* _Provided material_:
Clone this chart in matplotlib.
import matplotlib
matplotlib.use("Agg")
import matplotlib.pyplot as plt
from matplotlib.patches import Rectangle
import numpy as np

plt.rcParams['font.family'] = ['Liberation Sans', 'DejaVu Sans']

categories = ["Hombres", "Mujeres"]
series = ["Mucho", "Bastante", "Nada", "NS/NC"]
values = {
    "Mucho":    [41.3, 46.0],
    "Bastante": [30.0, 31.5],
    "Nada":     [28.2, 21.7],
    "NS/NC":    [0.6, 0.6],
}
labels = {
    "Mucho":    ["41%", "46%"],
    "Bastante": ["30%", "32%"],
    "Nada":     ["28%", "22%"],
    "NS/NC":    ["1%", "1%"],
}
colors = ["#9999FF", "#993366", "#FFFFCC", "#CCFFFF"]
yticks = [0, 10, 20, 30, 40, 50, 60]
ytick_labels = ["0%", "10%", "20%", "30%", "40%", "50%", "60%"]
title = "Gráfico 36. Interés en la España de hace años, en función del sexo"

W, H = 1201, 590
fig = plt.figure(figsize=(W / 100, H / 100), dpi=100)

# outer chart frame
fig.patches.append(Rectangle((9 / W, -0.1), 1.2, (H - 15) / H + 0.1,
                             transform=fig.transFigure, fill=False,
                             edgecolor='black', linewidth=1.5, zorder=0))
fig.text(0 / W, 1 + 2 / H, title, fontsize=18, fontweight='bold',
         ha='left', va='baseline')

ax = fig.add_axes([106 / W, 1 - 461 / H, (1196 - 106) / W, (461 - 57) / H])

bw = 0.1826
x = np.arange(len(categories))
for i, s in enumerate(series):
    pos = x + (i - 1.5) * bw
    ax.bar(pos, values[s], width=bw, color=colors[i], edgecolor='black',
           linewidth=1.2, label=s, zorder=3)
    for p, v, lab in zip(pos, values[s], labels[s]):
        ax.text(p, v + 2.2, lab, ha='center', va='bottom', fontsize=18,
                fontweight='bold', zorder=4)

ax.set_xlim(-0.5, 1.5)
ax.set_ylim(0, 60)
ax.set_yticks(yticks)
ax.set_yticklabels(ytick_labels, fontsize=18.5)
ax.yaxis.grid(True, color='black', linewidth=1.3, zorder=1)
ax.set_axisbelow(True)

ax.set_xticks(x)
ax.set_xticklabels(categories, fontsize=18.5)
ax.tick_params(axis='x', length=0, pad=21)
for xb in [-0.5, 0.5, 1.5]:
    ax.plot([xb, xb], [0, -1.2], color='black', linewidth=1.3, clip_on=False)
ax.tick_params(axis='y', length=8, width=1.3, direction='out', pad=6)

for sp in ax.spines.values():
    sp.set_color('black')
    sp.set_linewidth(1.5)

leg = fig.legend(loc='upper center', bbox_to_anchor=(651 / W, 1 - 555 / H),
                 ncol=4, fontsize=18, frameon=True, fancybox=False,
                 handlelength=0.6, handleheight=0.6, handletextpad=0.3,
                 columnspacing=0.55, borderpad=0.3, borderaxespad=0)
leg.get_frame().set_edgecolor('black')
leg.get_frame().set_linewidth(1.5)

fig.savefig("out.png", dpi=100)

* * *

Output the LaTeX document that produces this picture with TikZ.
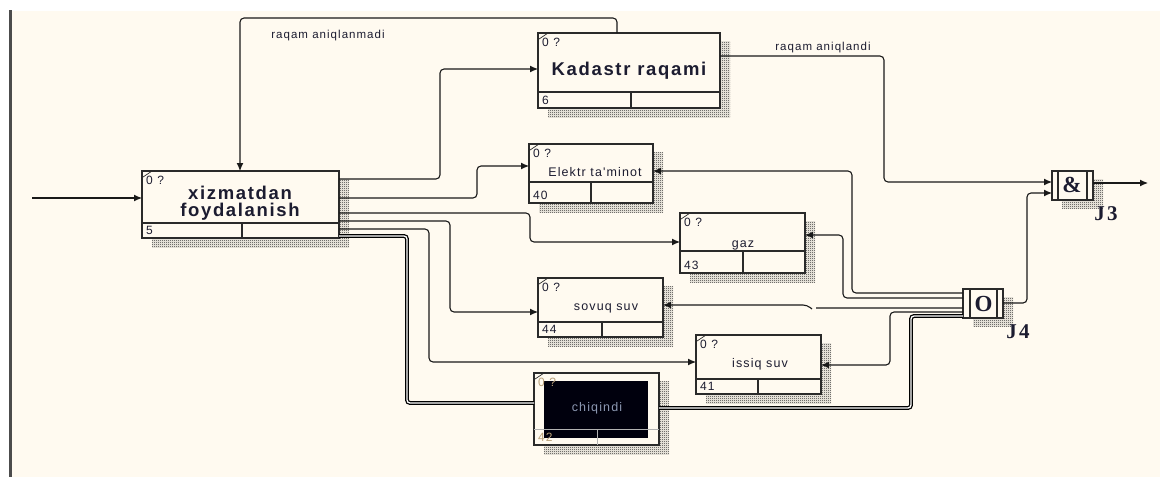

==

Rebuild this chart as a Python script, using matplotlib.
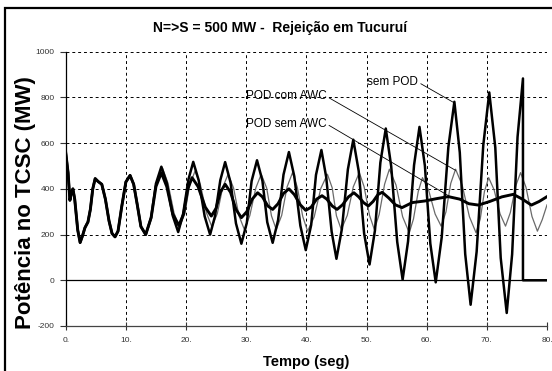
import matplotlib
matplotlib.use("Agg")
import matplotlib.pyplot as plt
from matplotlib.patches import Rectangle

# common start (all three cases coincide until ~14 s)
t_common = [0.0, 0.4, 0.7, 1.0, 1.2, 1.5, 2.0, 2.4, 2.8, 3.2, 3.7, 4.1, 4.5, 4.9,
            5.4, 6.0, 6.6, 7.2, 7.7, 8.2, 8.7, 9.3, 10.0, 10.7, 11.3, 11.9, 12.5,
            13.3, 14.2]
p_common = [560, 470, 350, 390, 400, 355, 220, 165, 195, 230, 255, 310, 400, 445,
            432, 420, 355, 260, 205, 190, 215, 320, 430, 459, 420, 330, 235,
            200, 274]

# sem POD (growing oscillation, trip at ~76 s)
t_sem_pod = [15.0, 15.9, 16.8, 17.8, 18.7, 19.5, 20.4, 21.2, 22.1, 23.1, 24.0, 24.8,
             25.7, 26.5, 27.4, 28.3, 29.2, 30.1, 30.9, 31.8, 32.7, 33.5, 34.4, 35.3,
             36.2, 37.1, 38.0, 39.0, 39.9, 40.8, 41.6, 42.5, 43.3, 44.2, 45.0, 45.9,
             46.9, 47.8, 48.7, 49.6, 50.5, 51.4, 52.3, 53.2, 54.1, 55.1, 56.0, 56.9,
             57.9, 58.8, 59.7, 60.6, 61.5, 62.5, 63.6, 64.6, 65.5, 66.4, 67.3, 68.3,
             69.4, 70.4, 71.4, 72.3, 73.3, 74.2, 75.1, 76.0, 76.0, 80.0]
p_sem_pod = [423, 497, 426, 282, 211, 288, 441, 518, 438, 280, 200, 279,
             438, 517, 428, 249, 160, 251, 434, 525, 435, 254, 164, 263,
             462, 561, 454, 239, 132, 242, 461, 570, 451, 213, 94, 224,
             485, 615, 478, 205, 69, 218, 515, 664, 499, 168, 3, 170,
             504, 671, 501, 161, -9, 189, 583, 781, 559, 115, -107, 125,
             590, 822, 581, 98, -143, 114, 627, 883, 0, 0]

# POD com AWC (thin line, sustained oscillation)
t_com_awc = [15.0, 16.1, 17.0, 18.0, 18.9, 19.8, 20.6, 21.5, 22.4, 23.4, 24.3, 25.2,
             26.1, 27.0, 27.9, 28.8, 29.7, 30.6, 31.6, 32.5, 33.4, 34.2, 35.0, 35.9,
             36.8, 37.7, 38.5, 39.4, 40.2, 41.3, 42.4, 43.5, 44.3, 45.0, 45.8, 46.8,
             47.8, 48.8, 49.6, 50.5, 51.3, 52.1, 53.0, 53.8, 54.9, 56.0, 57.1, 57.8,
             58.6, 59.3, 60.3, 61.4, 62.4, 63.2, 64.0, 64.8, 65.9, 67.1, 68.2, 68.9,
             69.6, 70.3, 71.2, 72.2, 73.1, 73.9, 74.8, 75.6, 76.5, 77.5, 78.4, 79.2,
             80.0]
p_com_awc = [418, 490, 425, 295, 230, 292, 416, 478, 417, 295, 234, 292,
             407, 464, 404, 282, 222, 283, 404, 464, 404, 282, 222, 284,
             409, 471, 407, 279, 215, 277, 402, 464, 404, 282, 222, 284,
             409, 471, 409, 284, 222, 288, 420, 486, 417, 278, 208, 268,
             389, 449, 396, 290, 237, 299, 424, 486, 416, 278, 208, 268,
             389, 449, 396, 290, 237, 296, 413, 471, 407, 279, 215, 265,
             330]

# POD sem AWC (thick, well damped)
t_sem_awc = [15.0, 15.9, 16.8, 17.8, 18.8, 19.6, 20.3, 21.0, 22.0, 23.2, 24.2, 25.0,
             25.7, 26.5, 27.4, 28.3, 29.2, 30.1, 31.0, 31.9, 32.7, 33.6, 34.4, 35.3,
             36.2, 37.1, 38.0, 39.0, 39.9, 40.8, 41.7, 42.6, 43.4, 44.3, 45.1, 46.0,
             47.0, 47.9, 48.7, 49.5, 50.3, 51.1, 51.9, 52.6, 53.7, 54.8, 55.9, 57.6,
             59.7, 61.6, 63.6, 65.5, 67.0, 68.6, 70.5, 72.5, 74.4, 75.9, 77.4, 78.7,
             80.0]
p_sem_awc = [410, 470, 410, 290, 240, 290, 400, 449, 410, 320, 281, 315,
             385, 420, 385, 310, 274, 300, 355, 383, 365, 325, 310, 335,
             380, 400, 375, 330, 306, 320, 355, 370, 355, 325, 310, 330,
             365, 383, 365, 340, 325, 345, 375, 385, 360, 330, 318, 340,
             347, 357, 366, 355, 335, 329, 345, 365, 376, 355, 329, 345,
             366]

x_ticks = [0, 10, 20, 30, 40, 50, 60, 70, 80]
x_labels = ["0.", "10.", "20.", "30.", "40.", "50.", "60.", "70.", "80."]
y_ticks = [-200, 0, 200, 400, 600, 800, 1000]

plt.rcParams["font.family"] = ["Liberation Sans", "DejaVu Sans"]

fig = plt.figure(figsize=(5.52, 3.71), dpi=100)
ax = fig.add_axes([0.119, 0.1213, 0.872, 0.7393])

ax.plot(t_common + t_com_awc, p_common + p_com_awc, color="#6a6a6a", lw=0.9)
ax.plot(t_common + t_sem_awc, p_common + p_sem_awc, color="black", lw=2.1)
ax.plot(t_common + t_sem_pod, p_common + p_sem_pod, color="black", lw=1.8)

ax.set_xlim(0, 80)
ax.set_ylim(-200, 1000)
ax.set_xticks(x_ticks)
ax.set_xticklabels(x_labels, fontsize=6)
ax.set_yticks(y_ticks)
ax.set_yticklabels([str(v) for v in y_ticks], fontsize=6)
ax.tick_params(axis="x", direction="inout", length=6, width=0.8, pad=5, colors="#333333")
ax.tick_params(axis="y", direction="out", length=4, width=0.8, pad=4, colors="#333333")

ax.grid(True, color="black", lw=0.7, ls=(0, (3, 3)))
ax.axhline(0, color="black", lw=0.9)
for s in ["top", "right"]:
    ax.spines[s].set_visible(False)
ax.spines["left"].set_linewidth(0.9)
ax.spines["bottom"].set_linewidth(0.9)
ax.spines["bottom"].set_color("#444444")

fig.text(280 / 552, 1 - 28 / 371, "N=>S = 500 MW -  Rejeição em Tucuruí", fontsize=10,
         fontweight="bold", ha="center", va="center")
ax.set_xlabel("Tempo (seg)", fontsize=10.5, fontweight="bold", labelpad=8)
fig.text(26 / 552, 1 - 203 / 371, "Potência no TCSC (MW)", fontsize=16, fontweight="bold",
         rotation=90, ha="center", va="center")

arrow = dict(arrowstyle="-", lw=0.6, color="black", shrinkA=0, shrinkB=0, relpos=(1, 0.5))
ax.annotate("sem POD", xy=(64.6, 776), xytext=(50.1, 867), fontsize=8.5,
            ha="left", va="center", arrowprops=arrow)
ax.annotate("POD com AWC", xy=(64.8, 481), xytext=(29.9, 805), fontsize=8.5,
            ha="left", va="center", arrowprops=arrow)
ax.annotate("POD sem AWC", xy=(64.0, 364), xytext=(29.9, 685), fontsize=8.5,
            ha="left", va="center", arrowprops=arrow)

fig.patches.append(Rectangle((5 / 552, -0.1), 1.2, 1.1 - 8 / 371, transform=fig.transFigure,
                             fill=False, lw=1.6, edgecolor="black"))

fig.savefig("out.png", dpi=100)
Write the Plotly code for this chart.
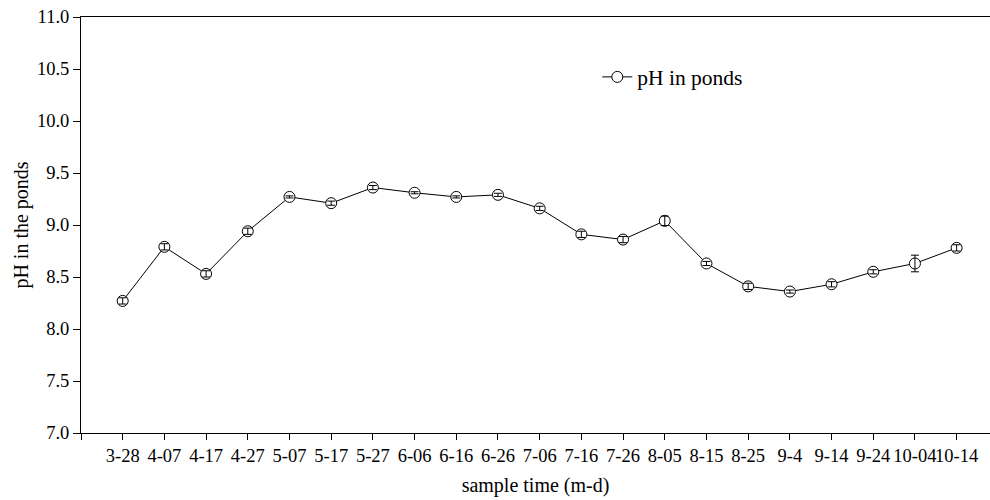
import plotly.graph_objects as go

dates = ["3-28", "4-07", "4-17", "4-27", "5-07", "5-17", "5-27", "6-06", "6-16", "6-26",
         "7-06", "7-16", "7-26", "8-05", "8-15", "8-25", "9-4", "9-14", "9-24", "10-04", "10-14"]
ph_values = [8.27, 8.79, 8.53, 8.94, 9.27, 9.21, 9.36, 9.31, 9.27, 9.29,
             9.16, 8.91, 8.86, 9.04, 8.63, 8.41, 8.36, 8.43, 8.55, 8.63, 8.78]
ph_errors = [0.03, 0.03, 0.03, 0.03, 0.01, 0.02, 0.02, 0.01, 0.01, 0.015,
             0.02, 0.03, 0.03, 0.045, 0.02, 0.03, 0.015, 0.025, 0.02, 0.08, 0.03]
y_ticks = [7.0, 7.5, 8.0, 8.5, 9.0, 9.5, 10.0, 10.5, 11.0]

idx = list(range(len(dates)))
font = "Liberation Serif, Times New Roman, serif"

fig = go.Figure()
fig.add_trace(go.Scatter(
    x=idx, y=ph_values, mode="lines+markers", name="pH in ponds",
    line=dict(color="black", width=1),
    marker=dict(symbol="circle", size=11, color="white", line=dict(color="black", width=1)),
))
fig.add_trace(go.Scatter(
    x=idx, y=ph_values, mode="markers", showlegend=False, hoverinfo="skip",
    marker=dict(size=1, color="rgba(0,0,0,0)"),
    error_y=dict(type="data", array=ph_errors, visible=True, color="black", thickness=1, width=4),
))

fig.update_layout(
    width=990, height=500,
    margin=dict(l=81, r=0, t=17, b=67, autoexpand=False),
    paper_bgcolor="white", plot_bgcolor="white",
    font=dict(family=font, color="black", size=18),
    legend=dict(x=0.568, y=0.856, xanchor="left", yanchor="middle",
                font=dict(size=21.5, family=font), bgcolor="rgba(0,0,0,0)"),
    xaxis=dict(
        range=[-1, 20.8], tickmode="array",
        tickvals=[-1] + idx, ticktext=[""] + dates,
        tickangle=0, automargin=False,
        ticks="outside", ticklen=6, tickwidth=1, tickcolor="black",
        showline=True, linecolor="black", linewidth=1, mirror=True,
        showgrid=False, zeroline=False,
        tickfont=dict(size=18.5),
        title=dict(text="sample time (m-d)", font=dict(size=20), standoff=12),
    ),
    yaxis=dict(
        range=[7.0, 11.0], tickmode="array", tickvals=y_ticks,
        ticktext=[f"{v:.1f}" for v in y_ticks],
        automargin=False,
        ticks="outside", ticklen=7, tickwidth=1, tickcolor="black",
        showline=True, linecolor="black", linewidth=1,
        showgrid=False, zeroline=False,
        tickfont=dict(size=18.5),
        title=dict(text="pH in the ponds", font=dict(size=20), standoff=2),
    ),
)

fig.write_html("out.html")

* _Exercise prompt_: Retype, word for word, every line from the line with "Clone this chart in matplotlib." to the line with "36. Interés en", inclusive. Add nothing.

* _Written reply_:
Clone this chart in matplotlib.
import matplotlib
matplotlib.use("Agg")
import matplotlib.pyplot as plt
from matplotlib.patches import Rectangle
import numpy as np

plt.rcParams['font.family'] = ['Liberation Sans', 'DejaVu Sans']

categories = ["Hombres", "Mujeres"]
series = ["Mucho", "Bastante", "Nada", "NS/NC"]
values = {
    "Mucho":    [41.3, 46.0],
    "Bastante": [30.0, 31.5],
    "Nada":     [28.2, 21.7],
    "NS/NC":    [0.6, 0.6],
}
labels = {
    "Mucho":    ["41%", "46%"],
    "Bastante": ["30%", "32%"],
    "Nada":     ["28%", "22%"],
    "NS/NC":    ["1%", "1%"],
}
colors = ["#9999FF", "#993366", "#FFFFCC", "#CCFFFF"]
yticks = [0, 10, 20, 30, 40, 50, 60]
ytick_labels = ["0%", "10%", "20%", "30%", "40%", "50%", "60%"]
title = "Gráfico 36. Interés en la España de hace años, en función del sexo"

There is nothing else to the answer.